## DATA EXTRACT:
_ _ _ _

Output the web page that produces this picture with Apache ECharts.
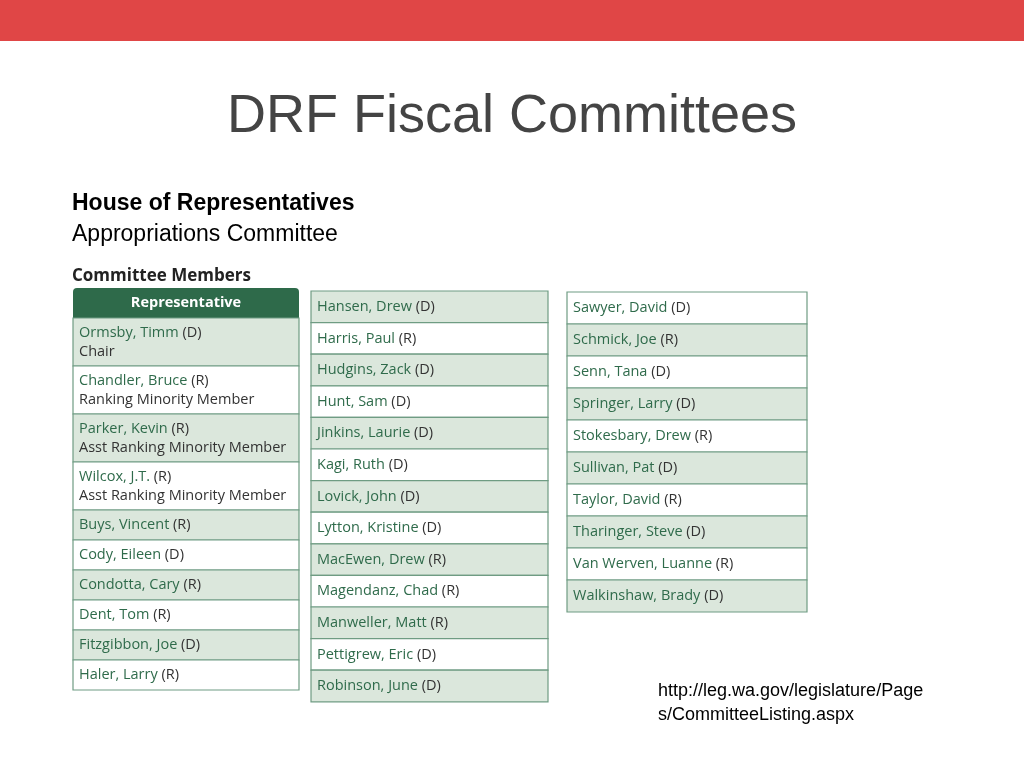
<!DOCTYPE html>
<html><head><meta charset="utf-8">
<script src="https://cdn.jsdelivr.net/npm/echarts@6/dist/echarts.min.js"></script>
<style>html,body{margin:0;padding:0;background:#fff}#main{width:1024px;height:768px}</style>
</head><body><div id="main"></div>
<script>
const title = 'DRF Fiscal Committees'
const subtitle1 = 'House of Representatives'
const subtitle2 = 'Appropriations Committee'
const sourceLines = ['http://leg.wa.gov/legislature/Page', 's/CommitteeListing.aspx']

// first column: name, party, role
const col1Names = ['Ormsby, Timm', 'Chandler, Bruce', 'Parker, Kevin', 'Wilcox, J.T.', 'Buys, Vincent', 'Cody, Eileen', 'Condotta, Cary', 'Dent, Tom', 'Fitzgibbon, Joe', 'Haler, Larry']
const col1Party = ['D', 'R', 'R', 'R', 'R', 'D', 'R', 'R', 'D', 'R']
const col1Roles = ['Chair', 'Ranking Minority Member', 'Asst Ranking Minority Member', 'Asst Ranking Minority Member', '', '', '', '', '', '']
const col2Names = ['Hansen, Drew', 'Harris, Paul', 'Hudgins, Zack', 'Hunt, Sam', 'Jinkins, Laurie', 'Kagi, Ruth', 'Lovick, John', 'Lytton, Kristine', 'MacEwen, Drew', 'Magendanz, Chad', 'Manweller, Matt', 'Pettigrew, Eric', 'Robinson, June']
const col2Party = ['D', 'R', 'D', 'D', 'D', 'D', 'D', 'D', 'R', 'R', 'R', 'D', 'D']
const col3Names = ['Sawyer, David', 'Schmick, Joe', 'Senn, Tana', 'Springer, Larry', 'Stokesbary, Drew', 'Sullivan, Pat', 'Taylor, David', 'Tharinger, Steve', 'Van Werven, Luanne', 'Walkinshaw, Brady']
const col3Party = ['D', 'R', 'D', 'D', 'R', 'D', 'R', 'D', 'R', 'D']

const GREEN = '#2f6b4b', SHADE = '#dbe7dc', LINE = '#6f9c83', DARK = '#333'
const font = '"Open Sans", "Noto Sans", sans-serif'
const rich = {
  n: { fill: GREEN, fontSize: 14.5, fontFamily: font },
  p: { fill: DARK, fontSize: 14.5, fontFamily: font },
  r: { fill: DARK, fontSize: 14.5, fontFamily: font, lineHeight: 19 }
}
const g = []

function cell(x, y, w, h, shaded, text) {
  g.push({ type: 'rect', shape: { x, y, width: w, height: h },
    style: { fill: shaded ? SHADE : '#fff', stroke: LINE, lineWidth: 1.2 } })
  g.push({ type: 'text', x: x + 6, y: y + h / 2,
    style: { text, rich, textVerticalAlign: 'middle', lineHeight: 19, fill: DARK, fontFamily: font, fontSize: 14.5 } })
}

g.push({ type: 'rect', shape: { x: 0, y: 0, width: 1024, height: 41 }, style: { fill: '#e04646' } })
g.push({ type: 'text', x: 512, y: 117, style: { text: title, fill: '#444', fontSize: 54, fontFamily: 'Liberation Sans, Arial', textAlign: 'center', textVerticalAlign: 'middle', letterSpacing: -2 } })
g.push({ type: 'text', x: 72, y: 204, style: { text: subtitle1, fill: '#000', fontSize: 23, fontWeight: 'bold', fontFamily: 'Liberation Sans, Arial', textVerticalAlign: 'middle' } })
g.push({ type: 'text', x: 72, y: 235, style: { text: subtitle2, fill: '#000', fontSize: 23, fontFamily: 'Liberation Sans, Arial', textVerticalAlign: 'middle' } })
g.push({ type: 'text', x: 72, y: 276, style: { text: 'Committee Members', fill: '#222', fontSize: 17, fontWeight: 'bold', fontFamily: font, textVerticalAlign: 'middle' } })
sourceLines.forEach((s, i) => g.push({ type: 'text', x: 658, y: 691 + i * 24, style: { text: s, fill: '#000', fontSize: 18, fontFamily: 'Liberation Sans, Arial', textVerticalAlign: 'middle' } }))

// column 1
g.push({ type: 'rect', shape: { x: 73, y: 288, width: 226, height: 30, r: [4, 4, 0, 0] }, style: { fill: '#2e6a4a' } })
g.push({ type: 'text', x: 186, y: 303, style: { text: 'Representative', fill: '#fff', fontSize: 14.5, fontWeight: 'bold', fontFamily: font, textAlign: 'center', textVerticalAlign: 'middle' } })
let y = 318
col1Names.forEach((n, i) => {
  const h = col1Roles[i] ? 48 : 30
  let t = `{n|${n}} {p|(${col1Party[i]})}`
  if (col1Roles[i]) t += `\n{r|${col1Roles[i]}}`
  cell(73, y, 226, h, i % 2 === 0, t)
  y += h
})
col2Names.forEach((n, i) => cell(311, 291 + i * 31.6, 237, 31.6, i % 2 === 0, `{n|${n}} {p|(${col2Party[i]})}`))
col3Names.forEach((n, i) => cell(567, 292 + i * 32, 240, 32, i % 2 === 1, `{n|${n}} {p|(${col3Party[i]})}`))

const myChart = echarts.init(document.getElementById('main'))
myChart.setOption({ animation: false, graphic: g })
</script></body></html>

_ _ _ _

## PROBLEM REQUIREMENTS:
Set down the material exactly, every line of it, except for the pictures.

## RESULT:
Output the web page that produces this picture with Apache ECharts.
<!DOCTYPE html>
<html><head><meta charset="utf-8">
<script src="https://cdn.jsdelivr.net/npm/echarts@6/dist/echarts.min.js"></script>
<style>html,body{margin:0;padding:0;background:#fff}#main{width:1024px;height:768px}</style>
</head><body><div id="main"></div>
<script>
const title = 'DRF Fiscal Committees'
const subtitle1 = 'House of Representatives'
const subtitle2 = 'Appropriations Committee'
const sourceLines = ['http://leg.wa.gov/legislature/Page', 's/CommitteeListing.aspx']

// first column: name, party, role
const col1Names = ['Ormsby, Timm', 'Chandler, Bruce', 'Parker, Kevin', 'Wilcox, J.T.', 'Buys, Vincent', 'Cody, Eileen', 'Condotta, Cary', 'Dent, Tom', 'Fitzgibbon, Joe', 'Haler, Larry']
const col1Party = ['D', 'R', 'R', 'R', 'R', 'D', 'R', 'R', 'D', 'R']
const col1Roles = ['Chair', 'Ranking Minority Member', 'Asst Ranking Minority Member', 'Asst Ranking Minority Member', '', '', '', '', '', '']
const col2Names = ['Hansen, Drew', 'Harris, Paul', 'Hudgins, Zack', 'Hunt, Sam', 'Jinkins, Laurie', 'Kagi, Ruth', 'Lovick, John', 'Lytton, Kristine', 'MacEwen, Drew', 'Magendanz, Chad', 'Manweller, Matt', 'Pettigrew, Eric', 'Robinson, June']
const col2Party = ['D', 'R', 'D', 'D', 'D', 'D', 'D', 'D', 'R', 'R', 'R', 'D', 'D']
const col3Names = ['Sawyer, David', 'Schmick, Joe', 'Senn, Tana', 'Springer, Larry', 'Stokesbary, Drew', 'Sullivan, Pat', 'Taylor, David', 'Tharinger, Steve', 'Van Werven, Luanne', 'Walkinshaw, Brady']
const col3Party = ['D', 'R', 'D', 'D', 'R', 'D', 'R', 'D', 'R', 'D']

const GREEN = '#2f6b4b', SHADE = '#dbe7dc', LINE = '#6f9c83', DARK = '#333'
const font = '"Open Sans", "Noto Sans", sans-serif'
const rich = {
  n: { fill: GREEN, fontSize: 14.5, fontFamily: font },
  p: { fill: DARK, fontSize: 14.5, fontFamily: font },
  r: { fill: DARK, fontSize: 14.5, fontFamily: font, lineHeight: 19 }
}
const g = []

function cell(x, y, w, h, shaded, text) {
  g.push({ type: 'rect', shape: { x, y, width: w, height: h },
    style: { fill: shaded ? SHADE : '#fff', stroke: LINE, lineWidth: 1.2 } })
  g.push({ type: 'text', x: x + 6, y: y + h / 2,
    style: { text, rich, textVerticalAlign: 'middle', lineHeight: 19, fill: DARK, fontFamily: font, fontSize: 14.5 } })
}

g.push({ type: 'rect', shape: { x: 0, y: 0, width: 1024, height: 41 }, style: { fill: '#e04646' } })
g.push({ type: 'text', x: 512, y: 117, style: { text: title, fill: '#444', fontSize: 54, fontFamily: 'Liberation Sans, Arial', textAlign: 'center', textVerticalAlign: 'middle', letterSpacing: -2 } })
g.push({ type: 'text', x: 72, y: 204, style: { text: subtitle1, fill: '#000', fontSize: 23, fontWeight: 'bold', fontFamily: 'Liberation Sans, Arial', textVerticalAlign: 'middle' } })
g.push({ type: 'text', x: 72, y: 235, style: { text: subtitle2, fill: '#000', fontSize: 23, fontFamily: 'Liberation Sans, Arial', textVerticalAlign: 'middle' } })
g.push({ type: 'text', x: 72, y: 276, style: { text: 'Committee Members', fill: '#222', fontSize: 17, fontWeight: 'bold', fontFamily: font, textVerticalAlign: 'middle' } })
sourceLines.forEach((s, i) => g.push({ type: 'text', x: 658, y: 691 + i * 24, style: { text: s, fill: '#000', fontSize: 18, fontFamily: 'Liberation Sans, Arial', textVerticalAlign: 'middle' } }))

// column 1
g.push({ type: 'rect', shape: { x: 73, y: 288, width: 226, height: 30, r: [4, 4, 0, 0] }, style: { fill: '#2e6a4a' } })
g.push({ type: 'text', x: 186, y: 303, style: { text: 'Representative', fill: '#fff', fontSize: 14.5, fontWeight: 'bold', fontFamily: font, textAlign: 'center', textVerticalAlign: 'middle' } })
let y = 318
col1Names.forEach((n, i) => {
  const h = col1Roles[i] ? 48 : 30
  let t = `{n|${n}} {p|(${col1Party[i]})}`
  if (col1Roles[i]) t += `\n{r|${col1Roles[i]}}`
  cell(73, y, 226, h, i % 2 === 0, t)
  y += h
})
col2Names.forEach((n, i) => cell(311, 291 + i * 31.6, 237, 31.6, i % 2 === 0, `{n|${n}} {p|(${col2Party[i]})}`))
col3Names.forEach((n, i) => cell(567, 292 + i * 32, 240, 32, i % 2 === 1, `{n|${n}} {p|(${col3Party[i]})}`))

const myChart = echarts.init(document.getElementById('main'))
myChart.setOption({ animation: false, graphic: g })
</script></body></html>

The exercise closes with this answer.